Canción sin nombre Pérou, Espagne, Suisse, Etats-Unis 2019 – 97min.
Critique du film
Le vol impuni
Présenté à la Quinzaine des réalisateurs en 2019, Cancion sin nombre est le premier long-métrage de Melina Leon. La Péruvienne signe une fresque sociale qui égratigne un pays privant de liberté ses concitoyens.
Au Pérou, dans les années 80, Georgina (Pamela Mendoza) entend à la radio une annonce qui prendrait en charge les soins médicaux pour les femmes enceintes. Une fois l’accouchement passé, elle demande à récupérer son bébé. En vain. La clinique qui l’a accueillie ne rouvrira jamais ses portes. Désespérée, Georgina décide d’entrer dans une rédaction pour conter son histoire. Dans l’espoir de retrouver sa fille, un journaliste se penche sur le sujet et mène l’enquête.
Baigné dans une esthétique soignée, en noir et blanc rendant le récit très austère et encore plus prenant, Cancion sin nombre repose sur une affaire de trafic d’enfants, sur laquelle le père de la cinéaste a lui-même enquêté. Des quartiers pauvres à la frénésie de Lima, le film se faufile au milieu de la misère humaine, prolongeant la fracture sociale qui ne cesse de s’agrandir plus le récit défile. Parfois un brin trop appuyée, quand Leon braque sa caméra de longues secondes sur le visage déconfit de Pamela Mendoza, la composition reste de bonne facture, surtout ces plans majestueux sur ces pentes de sables où vit Georgina et son mari.
Le tragique au service du poétique, balayant un destin détruit par la malhonnêteté des classes bourgeoises. Profiter de femmes pauvres, enceintes, pour accentuer le trait et démontrer la bassesse humaine. On pourrait reprocher un récit parfois statique, un côté interminable quand la caméra reste focalisée sur la lourdeur du sort de Georgina. Mais l’impuissance de la jeune femme laisse transparaitre la violence du propos: un combat perdu d’avance. Un vrai chemin de traverse qui se termine sur une impasse mortifère.

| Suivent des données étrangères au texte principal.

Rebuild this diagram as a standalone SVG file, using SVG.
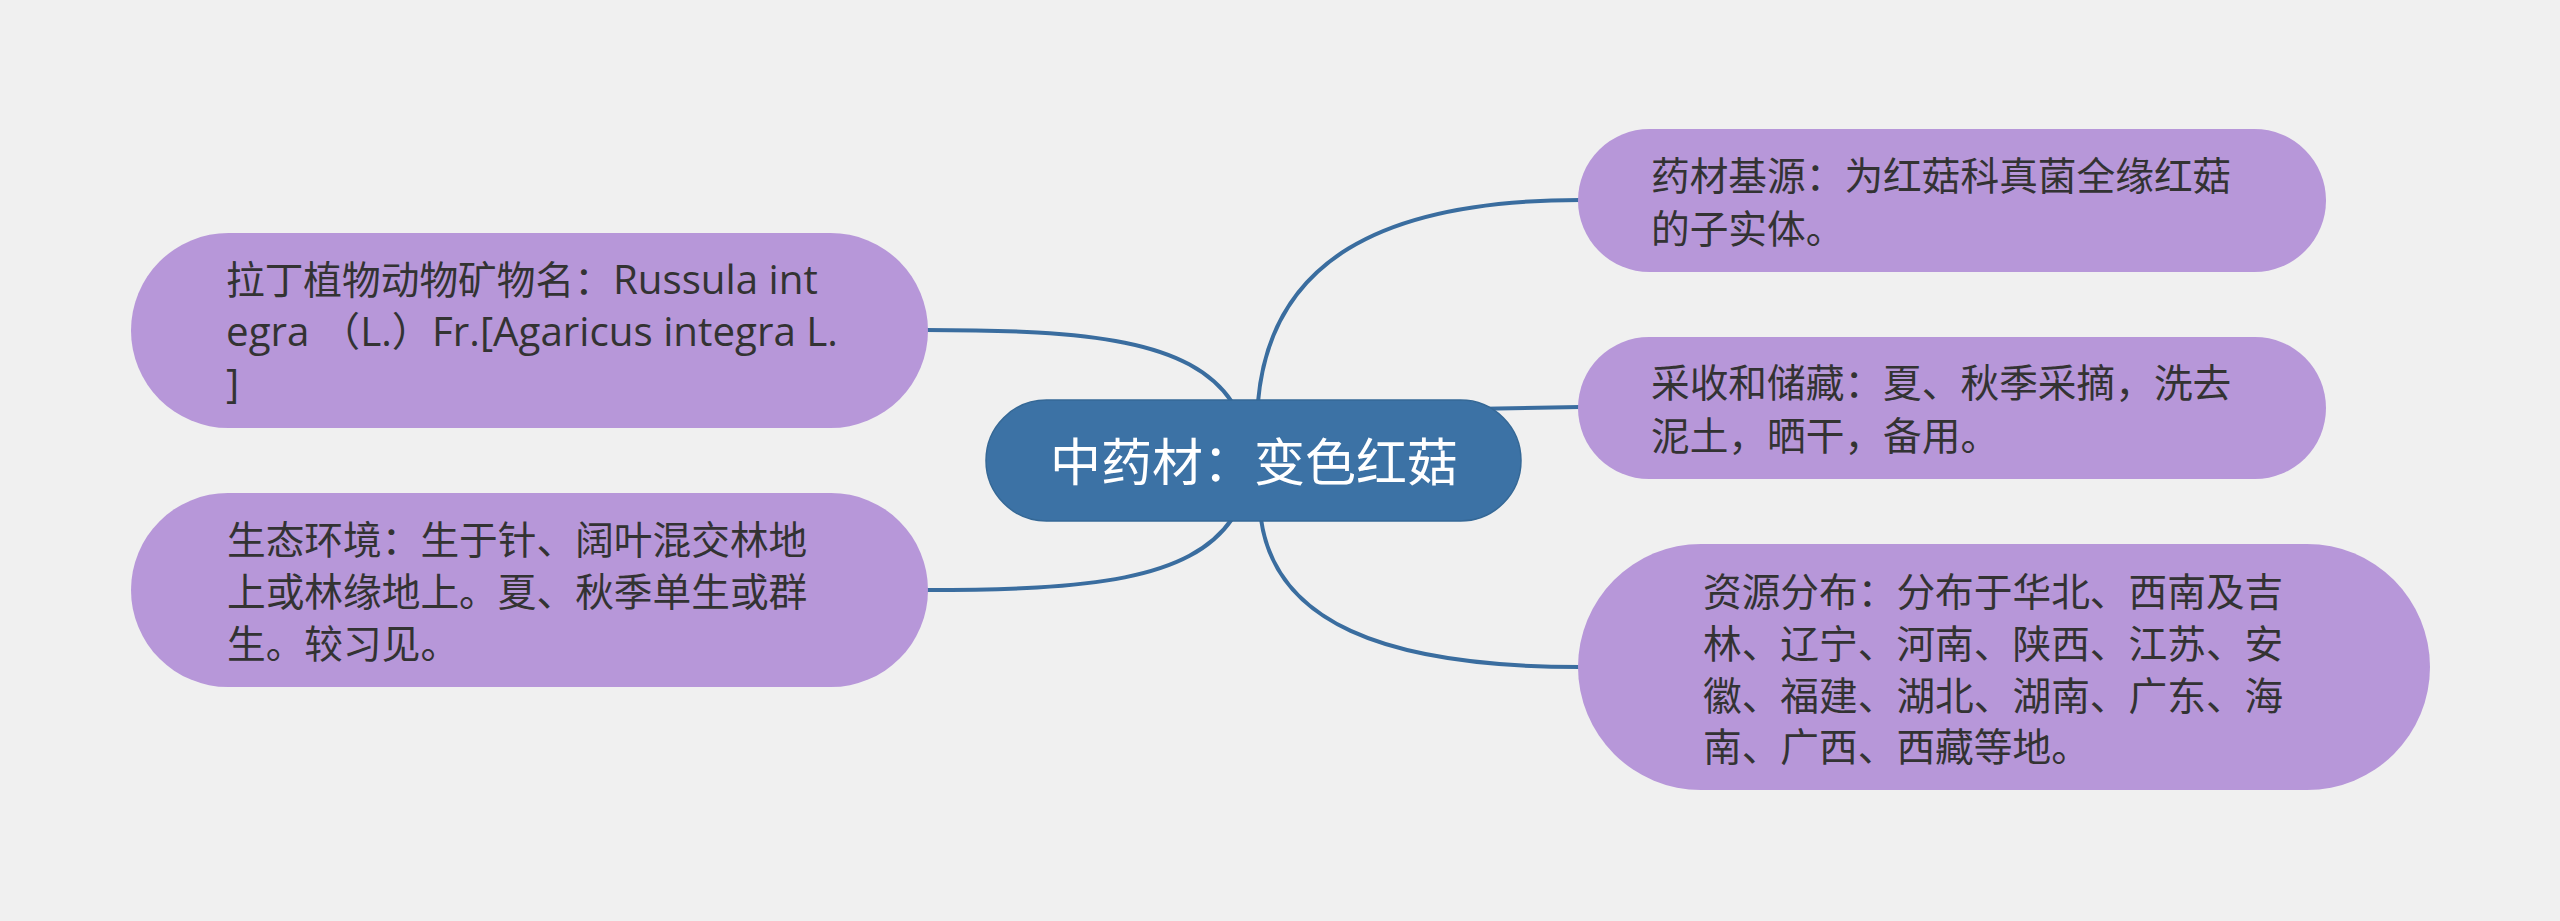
<svg xmlns="http://www.w3.org/2000/svg" width="2560" height="921" viewBox="0 0 2560 921">
<style>
.bg{fill:#f0f0f0}
.leaf{fill:#b797d9}
.root{fill:#3c72a5;stroke:#356896;stroke-width:1.5}
.t{font-family:"Open Sans","Noto Sans CJK SC",sans-serif;font-size:38.7px;fill:#333333}
.lat{font-size:40.3px}
.rt{font-family:"Noto Sans CJK SC",sans-serif;font-size:51px;fill:#ffffff}
.c{fill:none;stroke:#3a6d9f;stroke-width:4;stroke-linecap:round}
</style>
<rect class="bg" x="0" y="0" width="2560" height="921"/>
<g id="connectors">
<path class="c" d="M1258,402 C1270,262 1380,200 1580,200"/>
<path class="c" d="M1470,409 L1580,407"/>
<path class="c" d="M1261,519 C1275,620 1380,667 1580,667"/>
<path class="c" d="M1232,402 C1190,340 1090,330 926,330"/>
<path class="c" d="M1232,519 C1190,580 1090,590 926,590"/>
</g>
<g id="root">
<rect class="root" x="986" y="400" width="535" height="121" rx="60.5"/>
<text class="rt" x="1254" y="481" text-anchor="middle">中药材：变色红菇</text>
</g>
<g id="node-latin">
<rect class="leaf" x="131" y="233" width="797" height="195" rx="97.5"/>
<text class="t" x="226" y="294">拉丁植物动物矿物名：<tspan class="lat">Russula int</tspan></text>
<text class="t" x="226" y="346"><tspan class="lat">egra （L.）Fr.[Agaricus integra L.</tspan></text>
<text class="t" x="226" y="398"><tspan class="lat">]</tspan></text>
</g>
<g id="node-habitat">
<rect class="leaf" x="131" y="493" width="797" height="194" rx="97"/>
<text class="t" x="227" y="554">生态环境：生于针、阔叶混交林地</text>
<text class="t" x="227" y="606">上或林缘地上。夏、秋季单生或群</text>
<text class="t" x="227" y="658">生。较习见。</text>
</g>
<g id="node-source">
<rect class="leaf" x="1578" y="129" width="748" height="143" rx="71.5"/>
<text class="t" x="1651" y="190">药材基源：为红菇科真菌全缘红菇</text>
<text class="t" x="1651" y="243">的子实体。</text>
</g>
<g id="node-harvest">
<rect class="leaf" x="1578" y="337" width="748" height="142" rx="71"/>
<text class="t" x="1651" y="397">采收和储藏：夏、秋季采摘，洗去</text>
<text class="t" x="1651" y="450">泥土，晒干，备用。</text>
</g>
<g id="node-distribution">
<rect class="leaf" x="1578" y="544" width="852" height="246" rx="123"/>
<text class="t" x="1703" y="606">资源分布：分布于华北、西南及吉</text>
<text class="t" x="1703" y="658">林、辽宁、河南、陕西、江苏、安</text>
<text class="t" x="1703" y="710">徽、福建、湖北、湖南、广东、海</text>
<text class="t" x="1703" y="761">南、广西、西藏等地。</text>
</g>
</svg>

Le gros souci réside sur le petit écart qui empiète sur la vie privée du journaliste, devenu une cible de choix de par son homosexualité refoulée. Un empilement de couches dramatiques qui peut pousser au soupir, mais force est de constater que Melina Leon réussit, malgré ses petits égarements, à constituer une dramaturgie qui nous plonge dans une enquête démêlant l’injustice qui planait (plane?) sur un pays empêtré dans ses luttes sociales. Derrière une économie proche de s’écrouler dans les années 80, les nantis ont profité des moins nantis; c’est en ça que Cancion sin nombre, à l’aide d’une belle sobriété, réussit à jumeler poésie et corruption.